JANEWAY: Then I'm glad we agree. Go back to your ship.

JANEWAY 2: I didn't say I agree, I said I understand. I'm not willing to let you make that sacrifice yet. We haven't explored all the options.

JANEWAY: Yes, we have and we both know it. This is my ship and my decision.

JANEWAY 2: Captain, I'm not going to let you

JANEWAY: I've made my decision! Please don't make me call security and have you escorted off my ship, because you know I'll do it.

JANEWAY 2: All right. I'll go back. But give me fifteen minutes to come up with another solution. After that, it's your decision.

JANEWAY: Fifteen minutes. Good luck.

JANEWAY 2: To both of us.

From this point on, no furthur efforts are made to either merge or divide the ships, there is just an attack by an outside fource. Though in the end, it is the other Janeway who winds up destroying her ship, to save the others all from the Vidiians. Still, you could view the self-destruct option as actually a refinement of her "physically separate the two ships" plan... physically separate it with an explosion that scatters all the pieces of one.

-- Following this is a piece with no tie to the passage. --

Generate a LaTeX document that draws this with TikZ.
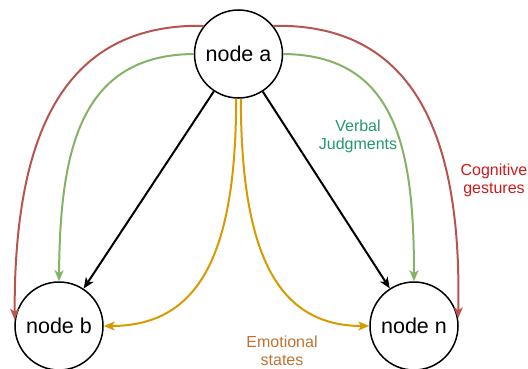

Previous to Janeway proposing this theory, we don't actually see Voyager ever getting farther apart (well, FX shots may show a brief moment where it looks like Voyager's physically pulling apart, but FX shots often show sound in space, too, it's usually best to treat that as a dramatic visualization rather than a literal description of what occurs). What we see is, they try to use a technobabble solution to undo the scission and merge the ships into one:

JANEWAY: My counterpart has suggested we try to merge the two ships. Recreate the subspace divergence field we passed through and then depolarise it.

TORRES: Both ships would have to send out a massive resonance pulse from their deflector dishes at exactly the same time.

Those attempts fail and the ships get pushed further out of phase, and that seems to make the quantum cohesion problem, of occupying the same space, worse.

This is made explicit in lines like the following:

(Both ships are shaking.)

TORRES 2: But we aren't merging. In fact, we're going further out of phase!

JANEWAY: The attempt to merge our ships is throwing us further out of phase. The quantum cohesion on both Voyagers is breaking down.

It's only after this that we see Janeway propose trying to separate the two ships instead of merging them, which suggests that a) that she meant physically separating them, and b) that that's not what was happening before and causing more problems.

So, in short: Janeway was speaking of separating the ships in spacetime, and all the problems we saw resulted from it being separated in phase. Her proposed solution was complicated by other factors not present in the Kent State experiment, and as it turns out the best way to separate the ships in space was to destroy one, which is what happened.

Maybe not the most ideal way to confirm a theory, but any scientific experiment one subspacially-duplicated version of you can limp away from can't be all bad.